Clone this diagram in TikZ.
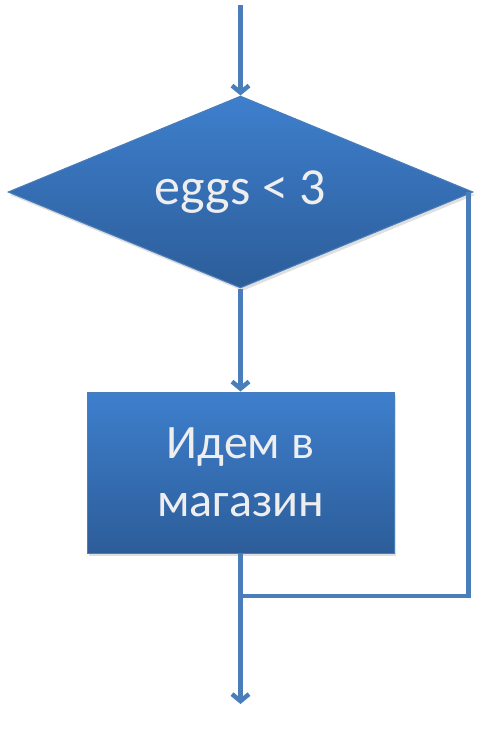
\documentclass[tikz,border=0pt]{standalone}
\usepackage{fontspec}
\setmainfont{Carlito}
\usepackage{xcolor}
\usepackage{tikz}
\usetikzlibrary{arrows.meta,shapes.geometric,shadows}

\definecolor{boxtop}{RGB}{62,127,205}
\definecolor{boxbot}{RGB}{44,93,153}
\definecolor{boxline}{RGB}{74,126,187}
\definecolor{boxtext}{RGB}{238,238,238}

\tikzset{
  flow/.style={draw=boxline, line width=1pt, top color=boxtop, bottom color=boxbot,
    text=boxtext, inner sep=0pt, font=\fontsize{48}{58}\selectfont,
    drop shadow={opacity=0.25, shadow xshift=2pt, shadow yshift=-3pt}},
  condbox/.style={flow, diamond, aspect=2.42, minimum width=465pt, minimum height=192pt,
    font=\fontsize{52}{60}\selectfont},
  shopbox/.style={flow, rectangle, minimum width=307pt, minimum height=161pt, align=center},
  link/.style={draw=boxline, line width=4.5pt}
}

\begin{document}
\begin{tikzpicture}[x=1pt, y=-1pt, >={Straight Barb[length=7pt,width=17pt]}]
  \useasboundingbox (0,0) rectangle (482,734);
  % blocks
  \node[condbox] (cond) at (240.5,192) {eggs < 3};
  \node[shopbox] (shop) at (240.5,472.5) {Идем в\\магазин};
  % free ends of the connectors
  \coordinate (start) at (240.5,5);
  \coordinate (join) at (240.5,596);
  \coordinate (finish) at (240.5,704);
  % connectors
  \draw[link,->] (start) -- (cond.north);
  \draw[link,->] (cond.south) -- (shop.north);
  \draw[link] ([xshift=-5pt]cond.east) |- (join);
  \draw[link,->] (shop.south) -- (finish);
\end{tikzpicture}
\end{document}
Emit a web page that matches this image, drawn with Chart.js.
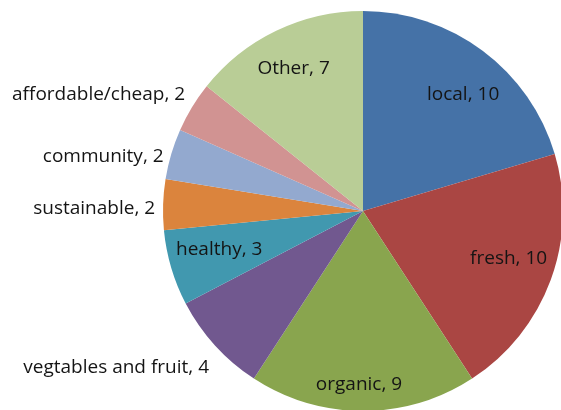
<!DOCTYPE html>
<html>
<head>
<meta charset="utf-8">
<script src="https://cdn.jsdelivr.net/npm/chart.js@4"></script>
<style>
    html, body { margin: 0; padding: 0; background: #fff; overflow: hidden; }
    #wrap { width: 561px; height: 410px; }
</style>
</head>
<body>
<div id="wrap"><canvas id="pieChart"></canvas></div>
<script>
// data kategori dan nilai
var labels = ["local", "fresh", "organic", "vegtables and fruit", "healthy", "sustainable", "community", "affordable/cheap", "Other"];
var values = [10, 10, 9, 4, 3, 2, 2, 2, 7];
var colors = ["#4572A7", "#AA4643", "#89A54E", "#71588F", "#4198AF", "#DB843D", "#93A9CF", "#D19392", "#B9CD96"];

// posisi label: di dalam (jarak relatif dari pusat) atau di luar (rata kanan)
var labelPlace = [
    { r: 0.77, dx: 8, dy: 7 },
    { r: 0.76, dx: 3, dy: -5 },
    { r: 0.865, dx: -4, dy: 1 },
    { r: 1.04, dx: 0, dy: 17, outside: true },
    { r: 0.75, dx: 0, dy: -4 },
    { r: 1.04, dx: 0, dy: 4, outside: true },
    { r: 1.04, dx: 0, dy: 5, outside: true },
    { r: 1.04, dx: 0, dy: -9, outside: true },
    { r: 0.8, dx: 0, dy: 2 },
];

var sliceLabels = {
    id: "sliceLabels",
    afterDatasetsDraw: function (chart) {
        var ctx = chart.ctx;
        var meta = chart.getDatasetMeta(0);
        ctx.save();
        ctx.font = "19px 'Open Sans'";
        ctx.fillStyle = "#141414";
        ctx.textBaseline = "middle";
        meta.data.forEach(function (arc, i) {
            var p = arc.getProps(["x", "y", "startAngle", "endAngle", "outerRadius"], true);
            var mid = (p.startAngle + p.endAngle) / 2;
            var rr = p.outerRadius * labelPlace[i].r;
            var x = p.x + Math.cos(mid) * rr + labelPlace[i].dx;
            var y = p.y + Math.sin(mid) * rr + labelPlace[i].dy;
            ctx.textAlign = labelPlace[i].outside ? "right" : "center";
            ctx.fillText(labels[i] + ", " + values[i], x, y);
        });
        ctx.restore();
    },
};

var ctx = document.getElementById("pieChart").getContext("2d");
var pieChart = new Chart(ctx, {
    type: "pie",
    data: {
        labels: labels,
        datasets: [
            {
                data: values,
                backgroundColor: colors,
                borderWidth: 0,
                radius: 200,
            },
        ],
    },
    options: {
        responsive: true,
        maintainAspectRatio: false,
        animation: false,
        layout: {
            padding: { left: 165, right: 0, top: 12, bottom: 0 },
        },
        plugins: {
            legend: { display: false },
            tooltip: { enabled: false },
        },
    },
    plugins: [sliceLabels],
});
</script>
</body>
</html>
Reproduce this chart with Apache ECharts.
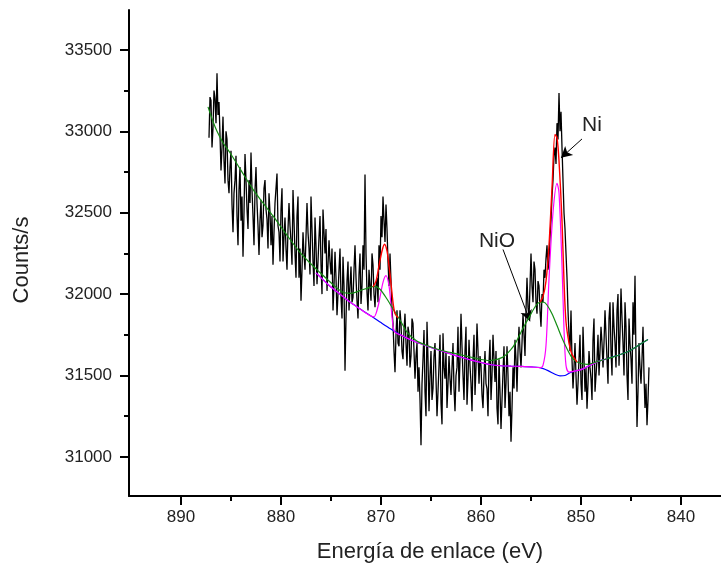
<!DOCTYPE html>
<html>
<head>
<meta charset="utf-8">
<script src="https://cdn.jsdelivr.net/npm/echarts@6/dist/echarts.min.js"></script>
<style>
html,body{margin:0;padding:0;background:#fff;}
#chart{width:721px;height:568px;}
</style>
</head>
<body>
<div id="chart"></div>
<script>
// ---- data ----
const energyStart = 887.2;   // eV, first sample
const energyStep = 0.1;      // eV between samples (descending)
const counts = [
  32960, 33210, 33190, 32900, 33020, 33250, 33200, 33050, 33357, 33100,
  33180, 32980, 32760, 32900, 33090, 32820, 32680, 33000, 32950, 32700,
  32620, 32780, 32880, 32550, 32380, 32620, 32700, 32850, 32480, 32300,
  32640, 32780, 32450, 32600, 32230, 32500, 32860, 32700, 32520, 32400,
  32700, 32560, 32870, 32640, 32480, 32300, 32640, 32780, 32560, 32420,
  32240, 32450, 32580, 32350, 32420, 32650, 32700, 32520, 32460, 32280,
  32620, 32500, 32300, 32480, 32180, 32380, 32560, 32650, 32740, 32420,
  32380, 32200, 32520, 32650, 32200, 32350, 32470, 32280, 32150, 32400,
  32560, 32420, 32320, 32180, 32640, 32450, 32250, 32100, 32480, 32600,
  32100, 32280, 31960, 32150, 32380, 32250, 32150, 32350, 32560, 32380,
  32280, 32120, 32600, 32400, 32200, 32050, 32470, 32300, 32060, 32200,
  32350, 32480, 32180, 32000, 32520, 32380, 32250, 32400, 32020, 32180,
  32330, 32200, 32120, 32280, 31900, 32050, 32260, 32100, 31870, 32000,
  32150, 32280, 31980, 31850, 32230, 32050, 31530, 31850, 32080, 32200,
  31900, 32050, 32170, 31950, 31980, 32150, 32300, 32100, 31960, 31850,
  32120, 32250, 31940, 32050, 32300, 32150, 32735, 32250, 32010, 31900,
  32150, 32050, 31960, 32250, 32180, 32000, 31920, 32050, 32100, 31950,
  32300, 32150, 32480, 32350, 32600, 32450, 32320, 32550, 32400, 32200,
  32050, 32250, 32080, 31900, 31820, 31650, 31520, 31750, 31900, 31700,
  31680, 31900, 31820, 31650, 31600, 31780, 31880, 31700, 31560, 31800,
  31760, 31550, 31620, 31850, 31820, 31650, 31480, 31620, 31700, 31400,
  31550, 31350, 31072, 31450, 31600, 31780, 31400, 31250, 31830, 31600,
  31280, 31500, 31650, 31350, 31420, 31620, 31700, 31480, 31250, 31400,
  31560, 31750, 31330, 31200, 31760, 31550, 31480, 31650, 31300, 31450,
  31620, 31480, 31380, 31550, 31700, 31420, 31280, 31500, 31550, 31800,
  31400, 31600, 31880, 31680, 31500, 31350, 31650, 31800, 31320, 31480,
  31720, 31560, 31450, 31280, 31600, 31750, 31380, 31550, 31820, 31650,
  31450, 31620, 31560, 31380, 31300, 31500, 31650, 31450, 31420, 31250,
  31580, 31720, 31350, 31500, 31750, 31600, 31460, 31650, 31300, 31200,
  31600, 31400, 31172, 31350, 31520, 31680, 31300, 31450, 31680, 31500,
  31250, 31400, 31094, 31300, 31550, 31420, 31720, 31600, 31400, 31650,
  31800, 31650, 31550, 31700, 31880, 31750, 31620, 31900, 32100, 31920,
  31850, 32050, 32250, 32050, 31950, 32200, 32150, 31950, 31880, 32080,
  32050, 31900, 31800, 32000, 31950, 32150, 32100, 32220, 32300, 32150,
  32200, 32350, 32450, 32600, 32700, 32850, 32900, 32800, 33050, 32950,
  33235, 33000, 33120, 32900, 32700, 32500, 32400, 32250, 32100, 31900,
  31750, 31650, 31900, 31600, 31420, 31550, 31700, 31500, 31320, 31450,
  31600, 31750, 31450, 31350, 31800, 31600, 31400, 31550, 31296, 31450,
  31650, 31550, 31480, 31350, 31720, 31850, 31400, 31500, 31600, 31750,
  31500, 31650, 31800, 31700, 31550, 31700, 31900, 31750, 31600, 31450,
  31850, 31950, 31650, 31500, 31950, 31800, 31700, 31550, 31900, 32000,
  31560, 31750, 32034, 31850, 31700, 31500, 31950, 31800, 31500, 31350,
  31850, 31700, 31600, 31450, 31950, 31750, 32112, 31600, 31184, 31400,
  31700, 31550, 31450, 31600, 31800, 31500, 31300, 31450, 31195, 31350,
  31550
];

// fitted envelope (background + NiO components), green
const greenCurve = [
  [887.3,33150],[886.8,33060],[886.4,33000],[885.8,32930],[885.1,32868],[884.0,32760],
  [882.8,32643],[881.8,32560],[880.8,32480],[879.5,32370],[878.1,32256],[877.0,32185],
  [876.1,32133],[875.0,32070],[873.8,32011],[873.0,32005],[872.1,32021],[871.2,32040],
  [870.6,32048],[870.1,32030],[869.4,31970],[868.8,31909],[868.0,31830],[867.4,31766],
  [866.5,31715],[865.4,31684],[864.0,31655],[862.4,31633],[860.8,31610],[859.1,31592],
  [857.8,31613],[857.0,31660],[856.5,31705],[855.8,31790],[855.1,31868],[854.5,31930],
  [854.1,31950],[853.7,31950],[853.4,31933],[852.9,31880],[852.4,31807],[851.9,31730],
  [851.4,31664],[850.9,31610],[850.4,31583],[849.4,31568],[848.4,31585],[847.4,31603],
  [846.4,31622],[845.4,31644],[844.4,31680],[843.3,31721]
];

// Shirley background, blue
const blueCurve = [
  [876.5,32130],[875.1,32048],[874.0,31995],[873.1,31951],[872.0,31905],[870.8,31858],
  [870.0,31825],[869.0,31785],[868.0,31748],[867.0,31718],[866.0,31695],[865.0,31672],
  [864.0,31652],[863.0,31632],[862.0,31612],[861.0,31595],[860.0,31580],[859.0,31566],
  [858.0,31560],[857.0,31558],[856.0,31556],[855.0,31553],[854.1,31548],[853.3,31530],
  [852.6,31508],[852.1,31498],[851.6,31500],[851.1,31517],[850.4,31530],[849.8,31541],
  [848.4,31584],[847.4,31603],[846.4,31622],[845.4,31644],[844.4,31680],[843.3,31721]
];

// background + metallic Ni components, magenta
const magentaCurve = [
  [876.5,32130],[875.1,32048],[874.0,31995],[873.1,31951],[872.0,31905],[871.0,31865],
  [870.7,31860],[870.5,31880],[870.2,31950],[869.8,32072],[869.5,32113],[869.2,32051],
  [869.0,31929],[868.8,31807],[868.6,31765],[868.0,31748],[867.0,31718],[866.0,31695],
  [865.0,31672],[864.0,31652],[863.0,31632],[862.0,31612],[861.0,31595],[860.0,31580],
  [859.0,31566],[858.0,31560],[857.0,31558],[856.0,31556],[855.0,31553],[854.1,31548],
  [853.8,31562],[853.5,31684],[853.2,32092],[852.8,32500],[852.4,32680],[852.2,32623],
  [851.9,32174],[851.7,31786],[851.5,31562],[851.2,31521],[850.4,31530],[849.8,31541],
  [848.4,31584],[847.4,31603]
];

// total fit envelope around the Ni 2p peaks, red
const redCurveA = [
  [870.8,32045],[870.5,32080],[870.2,32174],[869.9,32265],[869.65,32306],[869.4,32265],
  [869.2,32174],[869.0,32065],[868.8,31950],[868.6,31880],[868.3,31855]
];
const redCurveB = [
  [854.1,31950],[853.8,31985],[853.5,32080],[853.2,32300],[852.9,32650],[852.6,32980],
  [852.4,32960],[852.2,32820],[851.9,32450],[851.7,32080],[851.5,31830],[851.2,31700],
  [850.9,31630],[850.4,31583]
];

const xMajorTicks = [890, 880, 870, 860, 850, 840];
const xMinorTicks = [885, 875, 865, 855, 845];
const yMajorTicks = [31000, 31500, 32000, 32500, 33000, 33500];
const yMinorTicks = [31250, 31750, 32250, 32750, 33250];

// annotation labels [text, energy, counts] and arrows [tailE, tailC, headE, headC]
const labels = [['Ni', 848.9, 33037], ['NiO', 858.4, 32325]];
const arrows = [[849.9, 32953, 852.0, 32837], [857.8, 32274, 855.1, 31833]];

// ---- chart ----
const spectrum = counts.map((c, i) => [+(energyStart - i * energyStep).toFixed(1), c]);
const FONT = 'Liberation Sans, Arial, sans-serif';
const TXT = '#222';

const chart = echarts.init(document.getElementById('chart'), null, {renderer: 'canvas'});

const xCommon = {
  type: 'value', inverse: true, min: 836.0, max: 895.2,
  splitLine: {show: false}
};
const yCommon = {
  type: 'value', min: 30760, max: 33745,
  splitLine: {show: false}
};

chart.setOption({
  animation: false,
  backgroundColor: '#fff',
  grid: {left: 129, right: 0, top: 10, bottom: 71, containLabel: false},
  xAxis: [
    Object.assign({}, xCommon, {
      position: 'bottom',
      name: 'Energía de enlace (eV)',
      nameLocation: 'middle',
      nameGap: 45,
      nameTextStyle: {fontFamily: FONT, fontSize: 22, color: TXT, padding: [0, 0, 0, 10]},
      axisLine: {show: true, onZero: false, lineStyle: {color: '#000', width: 2}},
      axisTick: {show: true, inside: false, length: 9, customValues: xMajorTicks, lineStyle: {color: '#000', width: 2}},
      axisLabel: {show: true, margin: 13, customValues: xMajorTicks, fontFamily: FONT, fontSize: 17, color: TXT,
        formatter: v => String(v)}
    }),
    Object.assign({}, xCommon, {
      position: 'bottom',
      axisLine: {show: false},
      axisTick: {show: true, inside: false, length: 5, customValues: xMinorTicks, lineStyle: {color: '#000', width: 2}},
      axisLabel: {show: false}
    })
  ],
  yAxis: [
    Object.assign({}, yCommon, {
      position: 'left',
      name: 'Counts/s',
      nameLocation: 'middle',
      nameRotate: 90,
      nameGap: 96,
      nameTextStyle: {fontFamily: FONT, fontSize: 22, color: TXT, padding: [0, 14, 0, 0]},
      axisLine: {show: true, onZero: false, lineStyle: {color: '#000', width: 2}},
      axisTick: {show: true, inside: false, length: 9, customValues: yMajorTicks, lineStyle: {color: '#000', width: 2}},
      axisLabel: {show: true, margin: 17, customValues: yMajorTicks, fontFamily: FONT, fontSize: 17, color: TXT,
        formatter: v => String(v)}
    }),
    Object.assign({}, yCommon, {
      position: 'left',
      axisLine: {show: false},
      axisTick: {show: true, inside: false, length: 5, customValues: yMinorTicks, lineStyle: {color: '#000', width: 2}},
      axisLabel: {show: false}
    })
  ],
  series: [
    {
      name: 'spectrum', type: 'line', data: spectrum, showSymbol: false, symbol: 'none',
      lineStyle: {color: '#000', width: 1.3}, z: 2, silent: true,
      markLine: {
        silent: true, symbol: ['none', 'arrow'], symbolSize: [9, 11],
        lineStyle: {color: '#000', width: 1, type: 'solid'},
        label: {show: false},
        data: arrows.map(a => [{coord: [a[0], a[1]]}, {coord: [a[2], a[3]]}])
      },
      markPoint: {
        silent: true, symbol: 'circle', symbolSize: 1,
        itemStyle: {color: 'rgba(0,0,0,0)'},
        label: {show: true, position: 'inside', fontFamily: FONT, fontSize: 21, color: TXT, formatter: p => p.name},
        data: labels.map(l => ({name: l[0], coord: [l[1], l[2]]}))
      }
    },
    {name: 'background', type: 'line', data: blueCurve, smooth: 0.3, showSymbol: false, symbol: 'none',
      lineStyle: {color: '#0000ff', width: 1.2}, z: 3, silent: true},
    {name: 'Ni', type: 'line', data: magentaCurve, smooth: 0.3, showSymbol: false, symbol: 'none',
      lineStyle: {color: '#ff00ff', width: 1.2}, z: 4, silent: true},
    {name: 'envelope', type: 'line', data: greenCurve, smooth: 0.3, showSymbol: false, symbol: 'none',
      lineStyle: {color: '#138c13', width: 1.2}, z: 5, silent: true},
    {name: 'fit1', type: 'line', data: redCurveA, smooth: 0.3, showSymbol: false, symbol: 'none',
      lineStyle: {color: '#ff0000', width: 1.4}, z: 6, silent: true},
    {name: 'fit2', type: 'line', data: redCurveB, smooth: 0.3, showSymbol: false, symbol: 'none',
      lineStyle: {color: '#ff0000', width: 1.4}, z: 6, silent: true}
  ]
});
</script>
</body>
</html>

--*--

What the task requires:
For each line above that contains the word "with", copy that line.

Full answer:
Emit a web page that matches this image, drawn with Chart.js.
Reproduce this chart with Apache ECharts.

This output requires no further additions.